Dilim döndüğünce bu ülke için bu millet için gerçekten yüreğimizden dökülenleri anlatmaya çalışıyoruz. Çapa Tıp Fakültesi'nin bahçesinde karşılaştığımız hanımefendinin, "Sizi çok takdir ediyorum" sözü, Niğde'de bir lokantada anne-babamla tesadüfen tanışan Hikmet Bey'in "Vatana hayırlı bir evlat yetiştirmişsiniz" övgüsü bize yetiyor. Öyle ki muhabbet Niğde'den İstanbul'a taşınıyor. Hatta birlikte kuru fasulye kaşıklanıyor. Fotoğraf da o akşamın hatırası...
Dedim ya yazdıklarımızın, söylediklerimizin alıcısı çok olmayabilir, çok tıklanmayabilir çok popüler olmayabilir gündem belirleyip tartışılmayabilir ama doğru yerde durmanın da kıymetli bir getirisi var.
Vicdan huzuru, sessiz çoğunluğun takdiri, duası...
Mayasında yoğrulduğum Anadolu'nun Niğde'si bizi böyle kodlamış olmalı. Ya ağzını her açtığında milleti hor gören, aşağılamayı marifet sayan, Batı başkentlerinin ağzıyla konuşan, ülke adına atılan her adımı aşağılayanlar nasıl kodlanmışlar?
Takdir milletin elbette...
MESELE KİMİN KİME SARILDIĞI...
BDP milletvekili Gültan Kışanak ile "Ciger Birindar' kod adlı PKK'lı teröristin Şemdinli'de kucaklaştığı bu fotoğraf bir dönemin sembolüydü. Terör örgütü PKK'nın yol kestiği, haraç kestiği, çocukları dağa kaçırdığı, karakolları basıp, öğretmenleri, çocukları katlettiği, "Gündüzler TC'nin, geceler bizimdir" diye nara attığı günlerden bugünlere geldik. "Ciger Birindar" ne oldu?" diye merak ediyorsanız hemen söyleyeyim.

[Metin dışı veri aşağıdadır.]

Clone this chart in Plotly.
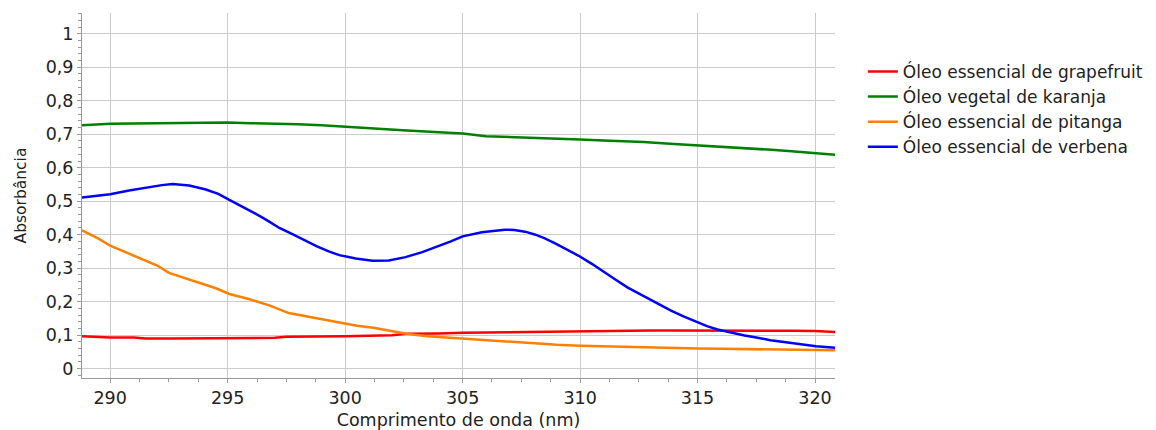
import plotly.graph_objects as go

# Wavelengths (nm) and absorbance values
wl_grapefruit = [288.8, 289.5, 290, 291, 291.5, 292.5, 293.5, 294.5, 295, 296, 297, 297.5, 298.5, 300, 301, 302, 302.6, 303, 304, 305, 306, 307, 308, 309, 310, 311, 312, 313, 314, 315, 316, 317, 318, 318.5, 319, 320, 320.85]
ab_grapefruit = [0.097, 0.095, 0.093, 0.093, 0.090, 0.090, 0.090, 0.090, 0.092, 0.092, 0.092, 0.095, 0.095, 0.097, 0.098, 0.100, 0.104, 0.104, 0.105, 0.107, 0.108, 0.110, 0.111, 0.112, 0.112, 0.112, 0.113, 0.114, 0.114, 0.114, 0.115, 0.115, 0.115, 0.115, 0.113, 0.112, 0.109]

wl_karanja = [288.8, 290, 291, 292, 293, 294, 295, 296, 297, 298, 299, 300, 301, 302.45, 304, 305, 306, 307, 308, 309, 310, 311, 312.7, 314, 315, 316, 317, 318, 319, 320, 320.85]
ab_karanja = [0.727, 0.731, 0.732, 0.733, 0.735, 0.735, 0.735, 0.733, 0.732, 0.730, 0.727, 0.722, 0.719, 0.712, 0.706, 0.702, 0.694, 0.692, 0.689, 0.686, 0.684, 0.681, 0.677, 0.671, 0.667, 0.664, 0.659, 0.654, 0.649, 0.643, 0.639]

wl_pitanga = [288.8, 289.5, 290, 291, 292, 292.5, 293.5, 294.5, 295.07, 295.9, 296.8, 297.6, 298.5, 299.75, 300.5, 301.2, 302, 302.6, 303.5, 305.1, 306, 307, 308, 309, 310, 311, 312, 313, 314, 315, 316, 317, 318, 319, 320, 320.85]
ab_pitanga = [0.413, 0.388, 0.367, 0.337, 0.308, 0.286, 0.262, 0.240, 0.223, 0.208, 0.188, 0.166, 0.154, 0.137, 0.128, 0.122, 0.112, 0.104, 0.097, 0.089, 0.084, 0.079, 0.075, 0.071, 0.068, 0.066, 0.064, 0.063, 0.061, 0.060, 0.059, 0.058, 0.057, 0.056, 0.056, 0.055]

wl_verbena = [288.8, 289.5, 290, 290.8, 291.5, 292.2, 292.65, 293.36, 294.07, 294.6, 295.07, 295.6, 296.2, 296.7, 297.2, 297.8, 298.3, 298.8, 299.3, 299.75, 300.45, 301.16, 301.86, 302.57, 303.28, 303.98, 304.5, 305.0, 305.82, 306.3, 306.8, 307.2, 307.66, 308.1, 308.5, 309.0, 309.35, 309.94, 310.5, 311.04, 311.5, 312.03, 312.5, 313.02, 313.5, 313.87, 314.4, 314.96, 315.4, 315.85, 316.5, 317.0, 317.5, 318.1, 318.76, 319.4, 320.04, 320.85]
ab_verbena = [0.511, 0.516, 0.521, 0.532, 0.541, 0.548, 0.551, 0.547, 0.535, 0.522, 0.504, 0.485, 0.462, 0.442, 0.420, 0.400, 0.382, 0.365, 0.350, 0.339, 0.329, 0.322, 0.323, 0.333, 0.348, 0.366, 0.380, 0.395, 0.407, 0.411, 0.415, 0.414, 0.409, 0.400, 0.389, 0.372, 0.359, 0.337, 0.313, 0.289, 0.266, 0.242, 0.224, 0.204, 0.187, 0.173, 0.156, 0.139, 0.127, 0.117, 0.106, 0.099, 0.093, 0.085, 0.079, 0.073, 0.067, 0.062]

names = ["Óleo essencial de grapefruit", "Óleo vegetal de karanja",
         "Óleo essencial de pitanga", "Óleo essencial de verbena"]
colors = ["#ff0000", "#008000", "#ff8000", "#0000ff"]
xs = [wl_grapefruit, wl_karanja, wl_pitanga, wl_verbena]
ys = [ab_grapefruit, ab_karanja, ab_pitanga, ab_verbena]

x_ticks = [290, 295, 300, 305, 310, 315, 320]
y_ticks = [0, 0.1, 0.2, 0.3, 0.4, 0.5, 0.6, 0.7, 0.8, 0.9, 1]

FONT = "DejaVu Sans"

fig = go.Figure()
for x, y, n, c in zip(xs, ys, names, colors):
    fig.add_trace(go.Scatter(x=x, y=y, name=n, mode="lines",
                             line=dict(color=c, width=2.5)))

fig.update_layout(
    width=1156, height=430,
    margin=dict(l=74, r=329, t=5, b=60, autoexpand=False),
    paper_bgcolor="white", plot_bgcolor="white",
    separators=",.",
    font=dict(family=FONT, size=17.5, color="#222"),
    showlegend=True,
    legend=dict(x=1.037, xanchor="left", y=0.888, yanchor="top",
                font=dict(family=FONT, size=17, color="#222"),
                itemwidth=30, tracegroupgap=0, bgcolor="rgba(0,0,0,0)"),
    xaxis=dict(range=[288.8, 320.85], tickvals=x_ticks, automargin=False,
               showgrid=True, gridcolor="#cccccc", gridwidth=1,
               showline=True, linecolor="#999999", linewidth=1,
               ticks="outside", ticklen=4, tickcolor="#999999",
               minor=dict(dtick=1.25, tick0=290, ticks="outside", ticklen=3,
                          tickcolor="#999999", showgrid=False),
               tickfont=dict(size=17.5), zeroline=False,
               title=dict(text="Comprimento de onda (nm)", font=dict(size=17.5), standoff=6)),
    yaxis=dict(range=[-0.028, 1.062], tickvals=y_ticks, automargin=False,
               showgrid=True, gridcolor="#cccccc", gridwidth=1,
               showline=True, linecolor="#999999", linewidth=1,
               ticks="outside", ticklen=4, tickcolor="#999999",
               minor=dict(dtick=0.02, tick0=0, ticks="outside", ticklen=3,
                          tickcolor="#999999", showgrid=False),
               tickfont=dict(size=17.5), zeroline=False,
               title=dict(text="Absorbância", font=dict(size=15.5), standoff=15)),
)

fig.write_html("out.html")
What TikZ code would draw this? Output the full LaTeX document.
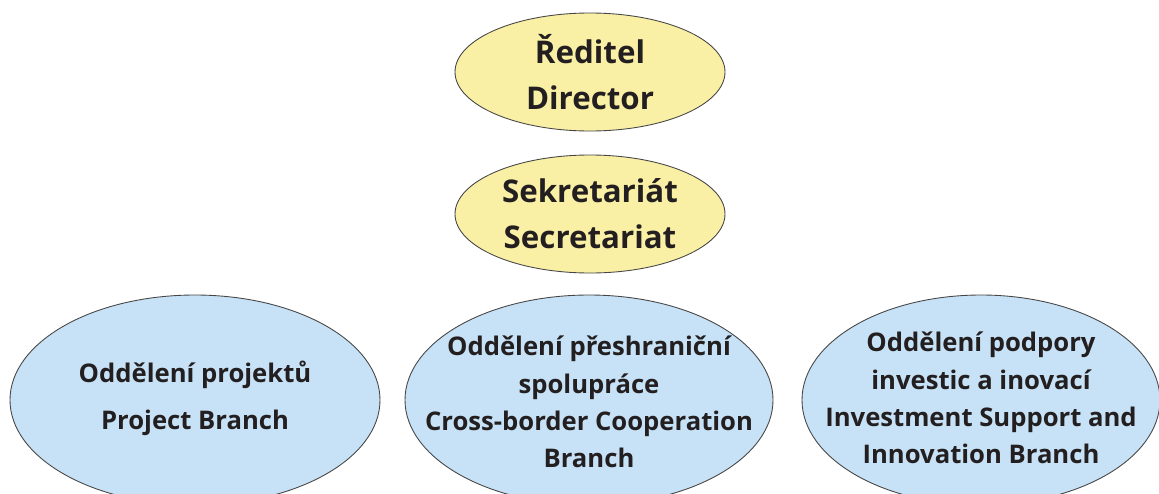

2016 yılında Suriye Münbiç'te sarı torbalık oldu.
ABD'den aldığı eğitimler de, lojistik destek de onu kurtarmaya yetmedi.
Zira devlet yarına bırakır ama yanına bırakmaz.
Hakurk ve Metina'daki saldırılardan sonra TSK 56 teröristin etkisiz hale getirildiği operasyonlar yaptı. MİT'in saha ajanları, PKK'nın askeri, ekonomik ve lojistik tesislerinin Suriye'de Kamışlı, Amude ve Ayn el-Arab'daki konumlarını belirledi. Tek tek vuruldular. Bu vatan için konum, bomba atanların aslan parçalarının ayağına taş değmesin, dualarımızdalar. O dönem "bize oy vermezseniz, musluklardan kan akar diye tehdit edenler, keleşleri size çevirmeyi biliriz diye meydan okuyanlar, PKK sizi tükürüğünde boğar" diyenler şimdi kaçacak yer arıyor. Sığındıkları Avrupa ülkelerinden sosyal medya trollüğü yapıp tehditler savurmaya devam ediyorlar Peki ya onların koltuklarını dolduranlar, şimdi çıkmış "barışa bir şans verin" diye nutuklar atıyorlar. Ama millet ABD-İsrail'in kucağına oturan terör örgütü PKK'nın kanlı ve acımasız yüzünü unutmadı, güçten düşünce bir anda barış güvercini olan, yol kesecek kadar palazlandığındaysa "Keleşleri size çevirmeyi biliriz" diyenlerin artık bir hükmü kalmadı. Zira 28 Mayıs'ta "millet gerekirse aç kalırım, vatansız kalmam" diyerek onlara prim vermeyeceğini gösterdi. Kim ne derse desin milletin çelikten iradesi ve bu iradenin temsilcisi Cumhur İttifakı oldukça terör örgütü kaybetmeye mahkûm, zamanla hepimiz göreceğiz. Terörü Türkiye'nin içinden söküp atan irade, sınırlarından da söküp atacak elbet. Zira o irade bir tek millete sırtını yaslayıp, milletinin evlatlarına sarılıyor.